Seven Seas' translation is, as expected, excellent. I saw several typos (mostly in the third novel), but not enough to really bother me. The first four pages feature character intros (called the "Astraea Directory") followed by a map of Astraea Hill. The next two pages feature notes on the Japanese name order (thankfully) preserved in the text, the use of honorifics, and a guide to the French used in the series.

The color pages at the beginning of the novels, which were kept in color when Seven Seas published the first two novels individually, are now in black and white. My biggest criticism of this omnibus release is that it makes for unwieldy reading compared to the smaller individual first two novel volumes- but I'd rather get an omnibus than have another Hayate x Blade situation and leave this series unfinished in English, so I'm thankful for getting this omnibus.

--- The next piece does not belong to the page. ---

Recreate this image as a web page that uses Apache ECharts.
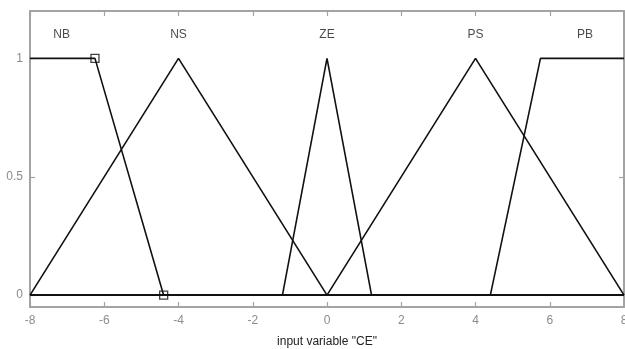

In the back you'll find translation notes used for terms and references that most readers won't get (like Chikaru, Kizuna, Remon, and Kagome's cosplay based on the characters from Poe no Ichizoku, or what dokudami cha is) and a wonderful "About the Author" blurb: "Familiar to many as the creator of Sister Princess, a sister moe title that became a sensation in the bishoujo realm. In this series, she writes a pure, traditional yuri story freely drawn from her experiences at an all-girls school."

Art: B
Story: "Sometimes Shizuma would fall in love- a mysterious feeling that only appeared when she was with her damsels, during the little games she would play with them. That thick, sweet, gentle, peach-like aroma that only floated in the air between two girls..."
Final rating: B

The novels are fun, but the anime is still my personal favorite version of the SP-verse.